**TASK STATEMENT:** Where the word "standalone" occurs in a line, return that line.

(Plotting code records)
● ● ● ●

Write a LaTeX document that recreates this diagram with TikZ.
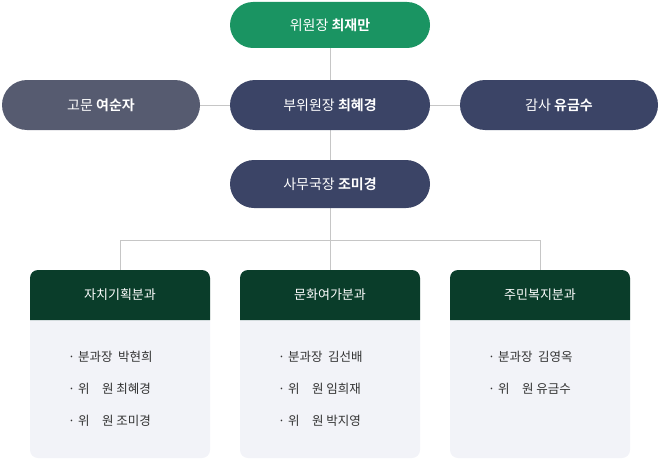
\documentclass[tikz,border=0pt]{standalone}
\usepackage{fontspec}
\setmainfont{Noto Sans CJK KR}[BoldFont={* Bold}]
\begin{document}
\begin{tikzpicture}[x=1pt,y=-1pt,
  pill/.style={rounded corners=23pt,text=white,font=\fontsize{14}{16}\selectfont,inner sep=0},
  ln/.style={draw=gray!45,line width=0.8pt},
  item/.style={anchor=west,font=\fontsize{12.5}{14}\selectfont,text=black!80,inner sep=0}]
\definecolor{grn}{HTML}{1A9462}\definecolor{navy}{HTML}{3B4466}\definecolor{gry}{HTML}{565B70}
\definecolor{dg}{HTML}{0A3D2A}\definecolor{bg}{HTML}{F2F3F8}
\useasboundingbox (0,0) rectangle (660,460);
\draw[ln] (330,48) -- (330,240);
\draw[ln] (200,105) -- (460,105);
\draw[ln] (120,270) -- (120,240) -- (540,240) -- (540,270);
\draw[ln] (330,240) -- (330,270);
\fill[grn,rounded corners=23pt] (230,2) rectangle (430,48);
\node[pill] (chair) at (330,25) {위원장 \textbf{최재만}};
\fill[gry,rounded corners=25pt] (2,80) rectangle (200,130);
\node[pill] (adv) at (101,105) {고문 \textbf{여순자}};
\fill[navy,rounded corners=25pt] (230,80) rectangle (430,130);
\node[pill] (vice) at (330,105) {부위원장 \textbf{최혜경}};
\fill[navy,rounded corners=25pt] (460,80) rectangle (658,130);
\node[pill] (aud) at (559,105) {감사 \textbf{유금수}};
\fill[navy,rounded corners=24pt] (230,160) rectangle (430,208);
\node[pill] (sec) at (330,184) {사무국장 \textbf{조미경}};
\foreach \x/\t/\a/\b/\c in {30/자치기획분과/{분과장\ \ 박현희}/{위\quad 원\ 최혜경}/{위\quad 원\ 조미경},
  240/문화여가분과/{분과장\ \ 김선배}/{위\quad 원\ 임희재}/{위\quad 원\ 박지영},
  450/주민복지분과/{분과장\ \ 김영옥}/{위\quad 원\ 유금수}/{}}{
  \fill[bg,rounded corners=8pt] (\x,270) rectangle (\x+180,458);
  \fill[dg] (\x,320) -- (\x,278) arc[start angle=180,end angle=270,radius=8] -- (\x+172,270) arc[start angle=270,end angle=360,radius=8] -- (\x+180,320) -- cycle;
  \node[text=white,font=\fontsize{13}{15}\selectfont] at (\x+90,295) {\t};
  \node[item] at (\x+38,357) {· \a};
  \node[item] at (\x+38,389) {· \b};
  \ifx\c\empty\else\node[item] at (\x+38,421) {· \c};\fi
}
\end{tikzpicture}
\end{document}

● ● ● ●

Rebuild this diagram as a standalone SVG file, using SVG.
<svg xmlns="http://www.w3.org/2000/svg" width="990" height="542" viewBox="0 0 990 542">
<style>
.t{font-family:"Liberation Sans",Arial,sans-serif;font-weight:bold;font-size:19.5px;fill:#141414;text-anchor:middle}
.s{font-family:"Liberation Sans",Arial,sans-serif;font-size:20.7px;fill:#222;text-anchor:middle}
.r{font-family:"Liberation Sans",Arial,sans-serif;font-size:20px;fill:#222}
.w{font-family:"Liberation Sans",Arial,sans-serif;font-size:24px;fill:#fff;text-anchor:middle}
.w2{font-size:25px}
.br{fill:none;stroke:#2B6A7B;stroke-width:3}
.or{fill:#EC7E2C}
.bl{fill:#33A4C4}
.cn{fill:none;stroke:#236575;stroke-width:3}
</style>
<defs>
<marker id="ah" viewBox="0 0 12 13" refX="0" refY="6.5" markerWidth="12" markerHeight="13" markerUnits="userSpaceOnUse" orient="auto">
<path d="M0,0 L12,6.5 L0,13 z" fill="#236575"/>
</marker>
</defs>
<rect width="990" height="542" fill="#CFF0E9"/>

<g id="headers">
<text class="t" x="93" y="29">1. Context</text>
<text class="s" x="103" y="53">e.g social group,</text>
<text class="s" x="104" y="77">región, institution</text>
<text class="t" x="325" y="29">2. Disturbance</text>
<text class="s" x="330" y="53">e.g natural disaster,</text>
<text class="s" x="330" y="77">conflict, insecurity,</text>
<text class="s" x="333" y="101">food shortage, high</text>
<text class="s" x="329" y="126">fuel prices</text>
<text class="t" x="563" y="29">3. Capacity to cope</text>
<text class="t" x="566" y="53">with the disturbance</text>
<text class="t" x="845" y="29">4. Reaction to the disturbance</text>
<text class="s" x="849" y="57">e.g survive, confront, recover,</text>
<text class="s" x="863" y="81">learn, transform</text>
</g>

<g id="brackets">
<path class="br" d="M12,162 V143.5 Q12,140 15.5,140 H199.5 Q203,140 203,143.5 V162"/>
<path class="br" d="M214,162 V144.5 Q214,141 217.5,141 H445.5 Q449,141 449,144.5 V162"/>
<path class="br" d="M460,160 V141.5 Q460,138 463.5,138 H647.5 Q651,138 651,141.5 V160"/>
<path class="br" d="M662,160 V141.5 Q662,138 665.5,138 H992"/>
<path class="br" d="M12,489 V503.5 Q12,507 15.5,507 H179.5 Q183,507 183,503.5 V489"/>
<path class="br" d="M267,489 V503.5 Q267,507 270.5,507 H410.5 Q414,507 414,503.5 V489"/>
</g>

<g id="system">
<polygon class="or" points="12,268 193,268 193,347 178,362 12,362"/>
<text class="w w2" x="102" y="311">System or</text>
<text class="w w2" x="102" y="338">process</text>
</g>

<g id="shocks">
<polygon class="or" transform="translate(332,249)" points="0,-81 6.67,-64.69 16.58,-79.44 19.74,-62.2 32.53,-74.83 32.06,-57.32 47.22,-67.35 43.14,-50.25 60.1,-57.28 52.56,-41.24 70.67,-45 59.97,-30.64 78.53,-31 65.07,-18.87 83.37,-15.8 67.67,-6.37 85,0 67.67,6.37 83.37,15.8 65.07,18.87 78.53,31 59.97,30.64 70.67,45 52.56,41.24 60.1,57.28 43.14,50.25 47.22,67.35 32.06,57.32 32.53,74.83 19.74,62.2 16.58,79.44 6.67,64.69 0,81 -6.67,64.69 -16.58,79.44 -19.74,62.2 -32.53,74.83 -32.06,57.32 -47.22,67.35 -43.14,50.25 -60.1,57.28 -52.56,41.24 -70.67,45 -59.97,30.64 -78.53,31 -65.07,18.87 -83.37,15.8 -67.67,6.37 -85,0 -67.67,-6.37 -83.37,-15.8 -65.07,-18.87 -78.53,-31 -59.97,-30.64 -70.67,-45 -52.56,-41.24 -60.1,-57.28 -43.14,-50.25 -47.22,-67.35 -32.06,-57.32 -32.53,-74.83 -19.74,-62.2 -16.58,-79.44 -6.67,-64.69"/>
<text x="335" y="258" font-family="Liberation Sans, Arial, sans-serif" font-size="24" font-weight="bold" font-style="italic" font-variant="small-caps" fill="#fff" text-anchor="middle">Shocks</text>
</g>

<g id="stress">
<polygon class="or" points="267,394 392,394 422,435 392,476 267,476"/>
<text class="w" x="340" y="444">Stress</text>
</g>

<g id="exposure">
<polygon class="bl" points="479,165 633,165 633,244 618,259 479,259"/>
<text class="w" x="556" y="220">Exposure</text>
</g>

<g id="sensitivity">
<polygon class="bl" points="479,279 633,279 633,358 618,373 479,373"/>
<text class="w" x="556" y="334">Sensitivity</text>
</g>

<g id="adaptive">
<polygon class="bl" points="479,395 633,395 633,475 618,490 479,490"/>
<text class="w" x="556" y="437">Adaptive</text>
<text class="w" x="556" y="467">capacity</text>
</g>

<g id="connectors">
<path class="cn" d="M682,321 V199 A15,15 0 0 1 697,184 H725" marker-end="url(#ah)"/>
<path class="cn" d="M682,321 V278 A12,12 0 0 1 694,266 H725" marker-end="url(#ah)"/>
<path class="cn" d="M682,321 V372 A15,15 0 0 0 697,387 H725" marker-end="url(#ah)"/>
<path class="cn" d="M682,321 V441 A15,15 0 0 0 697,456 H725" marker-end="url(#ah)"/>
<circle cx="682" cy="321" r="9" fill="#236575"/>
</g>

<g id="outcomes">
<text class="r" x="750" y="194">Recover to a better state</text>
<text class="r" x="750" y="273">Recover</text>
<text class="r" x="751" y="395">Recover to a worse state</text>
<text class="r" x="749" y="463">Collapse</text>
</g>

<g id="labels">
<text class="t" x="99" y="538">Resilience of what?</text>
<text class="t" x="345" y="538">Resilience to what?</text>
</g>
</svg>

● ● ● ●

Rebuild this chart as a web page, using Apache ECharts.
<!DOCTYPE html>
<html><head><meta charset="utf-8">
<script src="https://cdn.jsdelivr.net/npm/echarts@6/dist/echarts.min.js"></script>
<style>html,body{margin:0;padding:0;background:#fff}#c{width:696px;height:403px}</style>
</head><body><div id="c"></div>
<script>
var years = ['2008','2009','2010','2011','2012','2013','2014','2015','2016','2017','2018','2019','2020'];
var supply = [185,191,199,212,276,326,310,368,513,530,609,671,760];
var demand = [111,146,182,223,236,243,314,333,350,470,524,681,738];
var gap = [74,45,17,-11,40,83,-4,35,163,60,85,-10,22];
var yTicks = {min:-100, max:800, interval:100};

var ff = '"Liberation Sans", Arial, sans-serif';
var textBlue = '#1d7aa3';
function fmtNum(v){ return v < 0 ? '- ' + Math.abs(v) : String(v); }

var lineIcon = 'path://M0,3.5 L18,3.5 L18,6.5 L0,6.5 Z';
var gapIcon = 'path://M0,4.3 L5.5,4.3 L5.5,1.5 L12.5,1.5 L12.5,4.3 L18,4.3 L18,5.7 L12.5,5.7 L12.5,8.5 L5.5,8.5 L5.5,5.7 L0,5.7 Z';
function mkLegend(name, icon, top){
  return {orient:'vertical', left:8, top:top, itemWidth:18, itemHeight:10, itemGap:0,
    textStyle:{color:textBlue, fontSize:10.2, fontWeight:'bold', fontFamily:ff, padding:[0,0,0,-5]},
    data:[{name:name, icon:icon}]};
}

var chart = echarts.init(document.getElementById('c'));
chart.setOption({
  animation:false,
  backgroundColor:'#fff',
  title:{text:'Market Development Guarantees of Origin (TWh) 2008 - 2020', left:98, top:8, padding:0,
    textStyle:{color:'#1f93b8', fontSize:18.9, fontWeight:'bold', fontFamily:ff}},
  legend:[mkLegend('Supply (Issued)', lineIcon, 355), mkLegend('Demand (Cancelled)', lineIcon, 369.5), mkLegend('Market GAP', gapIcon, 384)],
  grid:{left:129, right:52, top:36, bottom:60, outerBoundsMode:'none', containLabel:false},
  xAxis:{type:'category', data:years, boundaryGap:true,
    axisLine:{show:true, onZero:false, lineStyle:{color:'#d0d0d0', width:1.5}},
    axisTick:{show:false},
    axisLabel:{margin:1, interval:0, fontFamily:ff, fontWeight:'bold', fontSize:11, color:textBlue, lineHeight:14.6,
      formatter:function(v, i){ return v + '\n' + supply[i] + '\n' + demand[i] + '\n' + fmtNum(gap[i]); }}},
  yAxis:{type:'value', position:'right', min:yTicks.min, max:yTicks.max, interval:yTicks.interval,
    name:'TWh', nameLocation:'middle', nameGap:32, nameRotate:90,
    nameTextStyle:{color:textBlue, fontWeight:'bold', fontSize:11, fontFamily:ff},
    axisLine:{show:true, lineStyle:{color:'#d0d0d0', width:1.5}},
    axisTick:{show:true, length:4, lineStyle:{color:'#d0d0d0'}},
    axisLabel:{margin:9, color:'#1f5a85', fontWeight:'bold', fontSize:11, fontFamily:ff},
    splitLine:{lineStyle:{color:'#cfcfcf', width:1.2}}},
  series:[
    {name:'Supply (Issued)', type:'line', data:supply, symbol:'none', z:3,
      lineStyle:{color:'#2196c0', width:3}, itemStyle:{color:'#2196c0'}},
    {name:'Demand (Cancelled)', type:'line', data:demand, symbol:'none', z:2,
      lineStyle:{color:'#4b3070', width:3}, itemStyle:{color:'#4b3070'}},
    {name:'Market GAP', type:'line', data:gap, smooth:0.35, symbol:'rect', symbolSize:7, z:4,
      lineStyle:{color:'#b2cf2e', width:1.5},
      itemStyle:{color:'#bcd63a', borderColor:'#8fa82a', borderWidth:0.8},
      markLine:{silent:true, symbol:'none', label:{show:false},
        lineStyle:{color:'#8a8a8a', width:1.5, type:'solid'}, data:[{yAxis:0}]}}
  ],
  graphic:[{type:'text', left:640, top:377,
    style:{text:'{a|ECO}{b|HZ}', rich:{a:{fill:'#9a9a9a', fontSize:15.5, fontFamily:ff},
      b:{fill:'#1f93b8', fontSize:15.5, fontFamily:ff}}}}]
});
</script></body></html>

● ● ● ●

**RESPONSE:**
\documentclass[tikz,border=0pt]{standalone}
Rebuild this diagram as a standalone SVG file, using SVG.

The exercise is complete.